Start of DATASET CONTENT

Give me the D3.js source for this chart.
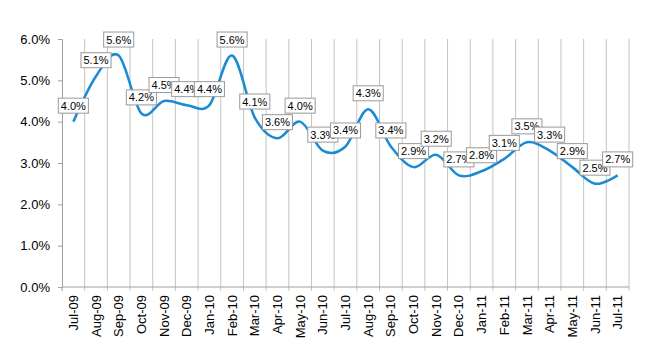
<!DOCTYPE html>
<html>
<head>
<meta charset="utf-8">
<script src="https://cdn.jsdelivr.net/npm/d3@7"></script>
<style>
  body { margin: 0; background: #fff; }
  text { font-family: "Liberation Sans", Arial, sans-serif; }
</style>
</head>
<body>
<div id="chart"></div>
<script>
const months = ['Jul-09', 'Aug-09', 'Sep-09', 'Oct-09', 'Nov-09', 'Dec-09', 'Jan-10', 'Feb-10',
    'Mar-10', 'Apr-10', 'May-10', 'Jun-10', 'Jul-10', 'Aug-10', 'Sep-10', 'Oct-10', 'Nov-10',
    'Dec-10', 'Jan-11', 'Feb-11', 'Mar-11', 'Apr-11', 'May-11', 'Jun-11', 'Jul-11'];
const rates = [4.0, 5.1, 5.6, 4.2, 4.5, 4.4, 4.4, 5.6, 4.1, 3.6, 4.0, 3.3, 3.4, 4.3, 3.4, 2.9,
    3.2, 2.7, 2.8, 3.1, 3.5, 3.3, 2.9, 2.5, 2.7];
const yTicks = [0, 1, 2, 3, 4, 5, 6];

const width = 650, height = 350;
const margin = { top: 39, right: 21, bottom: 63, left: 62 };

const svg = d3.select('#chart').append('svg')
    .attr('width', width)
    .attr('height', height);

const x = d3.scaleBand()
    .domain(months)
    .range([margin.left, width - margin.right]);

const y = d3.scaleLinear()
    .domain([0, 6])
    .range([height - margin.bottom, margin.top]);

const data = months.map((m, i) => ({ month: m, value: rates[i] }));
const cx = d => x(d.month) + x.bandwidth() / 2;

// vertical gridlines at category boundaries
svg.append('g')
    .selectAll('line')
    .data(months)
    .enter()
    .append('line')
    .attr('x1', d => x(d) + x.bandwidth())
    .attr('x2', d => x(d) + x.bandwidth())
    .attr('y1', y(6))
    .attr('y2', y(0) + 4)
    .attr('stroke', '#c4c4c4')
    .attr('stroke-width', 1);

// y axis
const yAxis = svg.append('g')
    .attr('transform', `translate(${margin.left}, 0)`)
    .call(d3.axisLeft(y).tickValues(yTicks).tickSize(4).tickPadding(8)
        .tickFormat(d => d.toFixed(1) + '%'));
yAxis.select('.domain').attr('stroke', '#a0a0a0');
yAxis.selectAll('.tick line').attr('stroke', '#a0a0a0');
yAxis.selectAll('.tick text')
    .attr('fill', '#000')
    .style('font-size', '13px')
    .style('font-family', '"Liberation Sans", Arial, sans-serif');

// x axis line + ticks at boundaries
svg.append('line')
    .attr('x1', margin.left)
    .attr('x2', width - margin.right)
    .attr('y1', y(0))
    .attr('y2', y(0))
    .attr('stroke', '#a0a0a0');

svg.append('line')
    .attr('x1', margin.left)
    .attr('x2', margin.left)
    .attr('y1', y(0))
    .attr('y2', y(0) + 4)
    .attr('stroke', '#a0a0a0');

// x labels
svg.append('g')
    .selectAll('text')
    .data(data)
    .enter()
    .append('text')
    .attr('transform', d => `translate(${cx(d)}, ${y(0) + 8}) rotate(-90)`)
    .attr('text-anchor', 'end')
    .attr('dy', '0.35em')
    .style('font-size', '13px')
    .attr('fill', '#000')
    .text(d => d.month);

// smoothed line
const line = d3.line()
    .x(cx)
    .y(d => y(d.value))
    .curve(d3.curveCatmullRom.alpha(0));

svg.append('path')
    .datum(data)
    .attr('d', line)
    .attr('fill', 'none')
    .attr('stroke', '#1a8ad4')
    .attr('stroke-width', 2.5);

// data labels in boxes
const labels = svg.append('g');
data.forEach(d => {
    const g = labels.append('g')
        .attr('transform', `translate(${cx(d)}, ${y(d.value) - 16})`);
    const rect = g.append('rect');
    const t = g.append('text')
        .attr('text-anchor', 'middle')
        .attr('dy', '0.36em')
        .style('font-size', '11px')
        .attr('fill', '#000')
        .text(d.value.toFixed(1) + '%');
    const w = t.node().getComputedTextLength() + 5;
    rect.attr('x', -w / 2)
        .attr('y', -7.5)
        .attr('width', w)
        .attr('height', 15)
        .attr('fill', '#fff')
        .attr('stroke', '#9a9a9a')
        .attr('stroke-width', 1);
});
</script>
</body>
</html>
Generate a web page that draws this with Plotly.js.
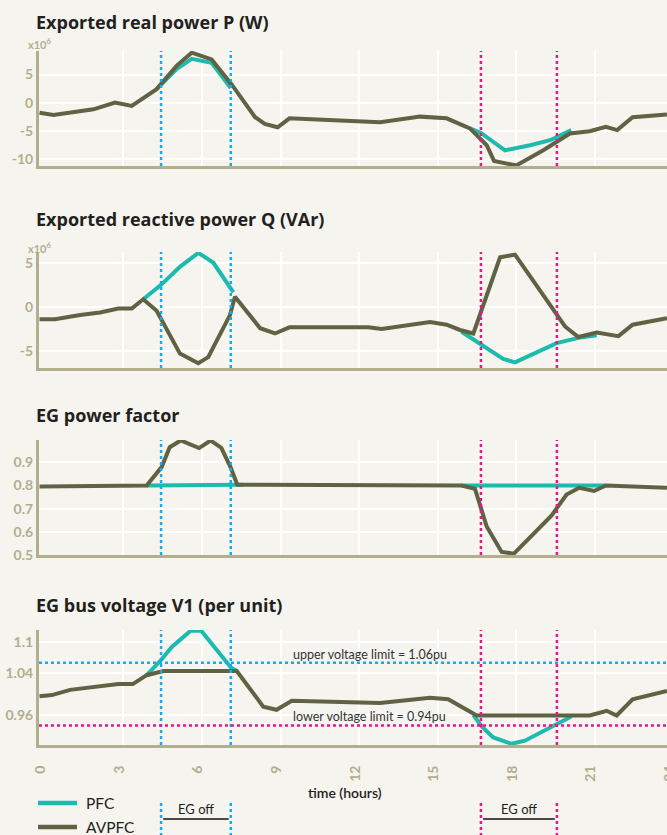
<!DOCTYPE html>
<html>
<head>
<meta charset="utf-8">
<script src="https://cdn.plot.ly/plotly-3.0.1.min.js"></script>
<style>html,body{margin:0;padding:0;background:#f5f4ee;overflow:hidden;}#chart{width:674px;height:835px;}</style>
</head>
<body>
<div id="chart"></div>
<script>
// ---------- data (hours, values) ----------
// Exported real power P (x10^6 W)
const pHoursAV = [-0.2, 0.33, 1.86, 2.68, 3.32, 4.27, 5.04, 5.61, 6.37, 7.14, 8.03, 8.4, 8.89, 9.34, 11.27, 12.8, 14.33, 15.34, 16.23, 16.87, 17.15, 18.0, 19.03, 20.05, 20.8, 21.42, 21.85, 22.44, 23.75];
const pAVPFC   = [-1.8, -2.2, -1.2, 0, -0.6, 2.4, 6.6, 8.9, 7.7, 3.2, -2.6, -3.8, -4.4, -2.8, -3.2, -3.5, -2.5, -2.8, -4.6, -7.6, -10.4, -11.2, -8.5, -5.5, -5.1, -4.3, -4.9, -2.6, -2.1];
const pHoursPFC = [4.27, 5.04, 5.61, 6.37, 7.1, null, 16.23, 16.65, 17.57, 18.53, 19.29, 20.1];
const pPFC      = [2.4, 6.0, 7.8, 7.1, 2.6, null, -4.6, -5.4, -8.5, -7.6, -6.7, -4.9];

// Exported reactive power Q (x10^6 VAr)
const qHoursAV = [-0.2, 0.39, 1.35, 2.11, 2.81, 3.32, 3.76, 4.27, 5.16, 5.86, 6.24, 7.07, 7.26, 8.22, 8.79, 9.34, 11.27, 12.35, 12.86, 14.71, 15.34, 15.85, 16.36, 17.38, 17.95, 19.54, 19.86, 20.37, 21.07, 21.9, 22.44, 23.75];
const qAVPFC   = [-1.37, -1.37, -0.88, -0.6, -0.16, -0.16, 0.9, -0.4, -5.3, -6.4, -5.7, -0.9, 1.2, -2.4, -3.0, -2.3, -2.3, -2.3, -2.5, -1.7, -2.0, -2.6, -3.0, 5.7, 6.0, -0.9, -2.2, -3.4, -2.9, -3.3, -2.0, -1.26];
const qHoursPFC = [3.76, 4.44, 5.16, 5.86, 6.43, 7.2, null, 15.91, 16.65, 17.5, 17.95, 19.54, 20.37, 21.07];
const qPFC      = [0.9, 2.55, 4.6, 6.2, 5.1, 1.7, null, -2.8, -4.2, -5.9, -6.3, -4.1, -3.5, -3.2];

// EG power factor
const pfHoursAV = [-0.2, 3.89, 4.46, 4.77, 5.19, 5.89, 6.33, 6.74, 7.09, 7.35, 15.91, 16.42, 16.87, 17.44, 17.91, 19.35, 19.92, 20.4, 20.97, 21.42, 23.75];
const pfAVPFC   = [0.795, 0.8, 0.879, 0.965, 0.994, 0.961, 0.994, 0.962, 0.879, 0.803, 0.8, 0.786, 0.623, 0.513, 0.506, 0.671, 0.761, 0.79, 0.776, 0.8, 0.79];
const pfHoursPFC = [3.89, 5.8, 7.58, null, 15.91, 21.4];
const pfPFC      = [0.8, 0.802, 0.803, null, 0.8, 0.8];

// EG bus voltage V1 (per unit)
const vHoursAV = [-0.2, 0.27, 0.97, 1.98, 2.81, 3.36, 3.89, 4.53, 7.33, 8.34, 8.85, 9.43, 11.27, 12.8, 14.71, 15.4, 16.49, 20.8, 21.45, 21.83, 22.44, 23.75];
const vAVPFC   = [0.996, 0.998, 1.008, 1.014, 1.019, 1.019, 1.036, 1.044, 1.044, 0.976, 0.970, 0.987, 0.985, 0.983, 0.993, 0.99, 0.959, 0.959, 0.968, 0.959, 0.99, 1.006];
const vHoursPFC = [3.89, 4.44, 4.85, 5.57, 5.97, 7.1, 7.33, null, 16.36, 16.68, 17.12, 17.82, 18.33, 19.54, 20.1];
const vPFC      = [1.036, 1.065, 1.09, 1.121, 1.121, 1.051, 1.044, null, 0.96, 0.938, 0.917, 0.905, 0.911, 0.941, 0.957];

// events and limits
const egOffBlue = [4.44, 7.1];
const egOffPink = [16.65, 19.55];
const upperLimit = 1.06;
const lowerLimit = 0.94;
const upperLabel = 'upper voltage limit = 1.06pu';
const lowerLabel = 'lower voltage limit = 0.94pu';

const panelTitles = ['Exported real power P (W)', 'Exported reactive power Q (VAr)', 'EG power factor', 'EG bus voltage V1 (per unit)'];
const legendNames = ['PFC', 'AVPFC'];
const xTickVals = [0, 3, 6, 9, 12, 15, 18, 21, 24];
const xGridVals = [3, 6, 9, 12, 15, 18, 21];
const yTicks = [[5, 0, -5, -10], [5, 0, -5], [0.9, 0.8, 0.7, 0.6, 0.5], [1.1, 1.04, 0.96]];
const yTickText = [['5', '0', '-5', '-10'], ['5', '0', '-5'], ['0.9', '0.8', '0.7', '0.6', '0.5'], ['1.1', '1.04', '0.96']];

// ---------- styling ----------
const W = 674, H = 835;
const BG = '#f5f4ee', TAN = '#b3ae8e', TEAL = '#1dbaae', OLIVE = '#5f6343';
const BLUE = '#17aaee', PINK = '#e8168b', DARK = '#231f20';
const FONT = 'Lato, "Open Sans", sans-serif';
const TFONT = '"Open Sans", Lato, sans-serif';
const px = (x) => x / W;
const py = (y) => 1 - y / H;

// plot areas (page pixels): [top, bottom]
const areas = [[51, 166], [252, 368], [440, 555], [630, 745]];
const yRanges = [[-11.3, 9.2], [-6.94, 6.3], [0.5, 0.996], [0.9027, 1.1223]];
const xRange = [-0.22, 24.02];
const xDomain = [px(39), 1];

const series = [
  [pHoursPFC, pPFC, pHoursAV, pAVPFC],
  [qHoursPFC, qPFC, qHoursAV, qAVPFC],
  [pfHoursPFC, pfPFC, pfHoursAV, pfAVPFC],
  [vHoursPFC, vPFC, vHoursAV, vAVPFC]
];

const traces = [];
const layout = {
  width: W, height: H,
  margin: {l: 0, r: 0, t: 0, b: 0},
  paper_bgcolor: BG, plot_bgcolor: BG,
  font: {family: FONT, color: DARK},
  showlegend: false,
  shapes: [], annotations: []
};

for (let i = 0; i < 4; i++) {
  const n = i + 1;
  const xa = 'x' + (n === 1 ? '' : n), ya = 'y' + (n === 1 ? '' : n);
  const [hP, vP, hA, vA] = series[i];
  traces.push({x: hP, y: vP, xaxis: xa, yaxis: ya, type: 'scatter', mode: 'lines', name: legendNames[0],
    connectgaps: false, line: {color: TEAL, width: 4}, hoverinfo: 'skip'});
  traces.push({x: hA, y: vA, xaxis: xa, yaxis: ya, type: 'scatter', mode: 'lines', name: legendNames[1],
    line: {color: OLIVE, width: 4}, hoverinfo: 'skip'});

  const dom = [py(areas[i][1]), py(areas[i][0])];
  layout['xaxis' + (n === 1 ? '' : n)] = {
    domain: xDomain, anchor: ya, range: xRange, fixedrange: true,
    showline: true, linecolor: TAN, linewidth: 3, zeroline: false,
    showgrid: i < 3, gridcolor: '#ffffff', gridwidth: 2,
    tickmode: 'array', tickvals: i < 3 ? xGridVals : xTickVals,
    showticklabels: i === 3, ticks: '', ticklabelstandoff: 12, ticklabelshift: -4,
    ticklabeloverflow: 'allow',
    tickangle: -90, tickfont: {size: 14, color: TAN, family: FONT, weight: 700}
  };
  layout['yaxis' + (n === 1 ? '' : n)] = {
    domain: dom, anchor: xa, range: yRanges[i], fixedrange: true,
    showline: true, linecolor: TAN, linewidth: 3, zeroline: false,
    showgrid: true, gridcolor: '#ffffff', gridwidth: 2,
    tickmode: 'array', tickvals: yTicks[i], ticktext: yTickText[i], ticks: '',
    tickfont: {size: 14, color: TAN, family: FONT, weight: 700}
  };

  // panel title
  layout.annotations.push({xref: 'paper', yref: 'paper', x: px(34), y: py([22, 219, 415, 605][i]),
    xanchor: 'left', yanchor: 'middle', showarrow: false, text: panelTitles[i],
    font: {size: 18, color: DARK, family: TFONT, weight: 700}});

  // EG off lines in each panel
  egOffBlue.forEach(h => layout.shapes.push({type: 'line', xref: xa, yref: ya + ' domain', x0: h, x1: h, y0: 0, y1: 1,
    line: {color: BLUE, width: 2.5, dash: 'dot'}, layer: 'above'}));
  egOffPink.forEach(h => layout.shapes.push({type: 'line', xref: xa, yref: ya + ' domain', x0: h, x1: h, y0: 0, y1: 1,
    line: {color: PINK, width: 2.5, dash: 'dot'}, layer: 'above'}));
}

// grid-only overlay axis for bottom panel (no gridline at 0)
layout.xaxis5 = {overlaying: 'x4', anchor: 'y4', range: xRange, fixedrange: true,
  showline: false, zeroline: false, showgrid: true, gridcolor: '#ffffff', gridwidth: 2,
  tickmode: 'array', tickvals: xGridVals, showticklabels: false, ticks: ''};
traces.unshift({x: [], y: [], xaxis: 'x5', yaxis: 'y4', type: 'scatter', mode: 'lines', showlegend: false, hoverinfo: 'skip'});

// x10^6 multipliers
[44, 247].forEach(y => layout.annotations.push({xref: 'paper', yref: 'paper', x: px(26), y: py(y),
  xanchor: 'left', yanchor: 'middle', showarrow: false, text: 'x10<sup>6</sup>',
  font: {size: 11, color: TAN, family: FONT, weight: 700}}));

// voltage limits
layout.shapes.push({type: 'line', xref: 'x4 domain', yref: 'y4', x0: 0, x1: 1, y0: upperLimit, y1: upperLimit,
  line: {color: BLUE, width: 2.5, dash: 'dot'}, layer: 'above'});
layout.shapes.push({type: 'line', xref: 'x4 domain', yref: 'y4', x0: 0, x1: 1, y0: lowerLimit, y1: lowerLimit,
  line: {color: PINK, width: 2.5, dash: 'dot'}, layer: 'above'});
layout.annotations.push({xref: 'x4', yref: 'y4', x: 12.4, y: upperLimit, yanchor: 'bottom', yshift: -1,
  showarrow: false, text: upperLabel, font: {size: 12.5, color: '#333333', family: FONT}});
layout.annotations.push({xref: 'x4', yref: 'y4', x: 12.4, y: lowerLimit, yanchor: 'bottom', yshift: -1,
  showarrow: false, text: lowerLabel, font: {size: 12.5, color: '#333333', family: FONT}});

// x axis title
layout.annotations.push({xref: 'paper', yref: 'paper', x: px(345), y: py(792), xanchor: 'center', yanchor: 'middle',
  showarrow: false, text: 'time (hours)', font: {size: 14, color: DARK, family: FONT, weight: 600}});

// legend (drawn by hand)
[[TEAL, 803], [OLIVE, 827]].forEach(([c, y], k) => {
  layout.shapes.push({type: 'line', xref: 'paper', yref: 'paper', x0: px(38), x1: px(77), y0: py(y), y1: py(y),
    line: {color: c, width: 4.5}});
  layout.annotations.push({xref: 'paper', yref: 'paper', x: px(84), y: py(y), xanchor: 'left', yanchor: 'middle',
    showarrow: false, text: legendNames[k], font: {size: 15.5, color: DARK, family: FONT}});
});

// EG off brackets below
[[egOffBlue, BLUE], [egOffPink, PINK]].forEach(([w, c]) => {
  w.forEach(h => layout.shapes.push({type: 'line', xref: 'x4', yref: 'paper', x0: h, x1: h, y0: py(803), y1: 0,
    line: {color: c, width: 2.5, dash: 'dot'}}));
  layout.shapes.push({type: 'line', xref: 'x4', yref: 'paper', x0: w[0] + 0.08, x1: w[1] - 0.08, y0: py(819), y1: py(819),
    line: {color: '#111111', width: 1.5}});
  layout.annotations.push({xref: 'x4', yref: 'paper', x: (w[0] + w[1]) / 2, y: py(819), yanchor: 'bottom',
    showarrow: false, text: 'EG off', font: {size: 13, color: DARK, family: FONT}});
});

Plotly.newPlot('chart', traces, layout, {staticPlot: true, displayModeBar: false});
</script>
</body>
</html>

End of DATASET CONTENT

Copy out the listing above from the line containing "Generate a web" to the line containing "-4.1, -3.5, -3.2];", both included, exactly as written and minus the images.

Generate a web page that draws this with Plotly.js.
<!DOCTYPE html>
<html>
<head>
<meta charset="utf-8">
<script src="https://cdn.plot.ly/plotly-3.0.1.min.js"></script>
<style>html,body{margin:0;padding:0;background:#f5f4ee;overflow:hidden;}#chart{width:674px;height:835px;}</style>
</head>
<body>
<div id="chart"></div>
<script>
// ---------- data (hours, values) ----------
// Exported real power P (x10^6 W)
const pHoursAV = [-0.2, 0.33, 1.86, 2.68, 3.32, 4.27, 5.04, 5.61, 6.37, 7.14, 8.03, 8.4, 8.89, 9.34, 11.27, 12.8, 14.33, 15.34, 16.23, 16.87, 17.15, 18.0, 19.03, 20.05, 20.8, 21.42, 21.85, 22.44, 23.75];
const pAVPFC   = [-1.8, -2.2, -1.2, 0, -0.6, 2.4, 6.6, 8.9, 7.7, 3.2, -2.6, -3.8, -4.4, -2.8, -3.2, -3.5, -2.5, -2.8, -4.6, -7.6, -10.4, -11.2, -8.5, -5.5, -5.1, -4.3, -4.9, -2.6, -2.1];
const pHoursPFC = [4.27, 5.04, 5.61, 6.37, 7.1, null, 16.23, 16.65, 17.57, 18.53, 19.29, 20.1];
const pPFC      = [2.4, 6.0, 7.8, 7.1, 2.6, null, -4.6, -5.4, -8.5, -7.6, -6.7, -4.9];

// Exported reactive power Q (x10^6 VAr)
const qHoursAV = [-0.2, 0.39, 1.35, 2.11, 2.81, 3.32, 3.76, 4.27, 5.16, 5.86, 6.24, 7.07, 7.26, 8.22, 8.79, 9.34, 11.27, 12.35, 12.86, 14.71, 15.34, 15.85, 16.36, 17.38, 17.95, 19.54, 19.86, 20.37, 21.07, 21.9, 22.44, 23.75];
const qAVPFC   = [-1.37, -1.37, -0.88, -0.6, -0.16, -0.16, 0.9, -0.4, -5.3, -6.4, -5.7, -0.9, 1.2, -2.4, -3.0, -2.3, -2.3, -2.3, -2.5, -1.7, -2.0, -2.6, -3.0, 5.7, 6.0, -0.9, -2.2, -3.4, -2.9, -3.3, -2.0, -1.26];
const qHoursPFC = [3.76, 4.44, 5.16, 5.86, 6.43, 7.2, null, 15.91, 16.65, 17.5, 17.95, 19.54, 20.37, 21.07];
const qPFC      = [0.9, 2.55, 4.6, 6.2, 5.1, 1.7, null, -2.8, -4.2, -5.9, -6.3, -4.1, -3.5, -3.2];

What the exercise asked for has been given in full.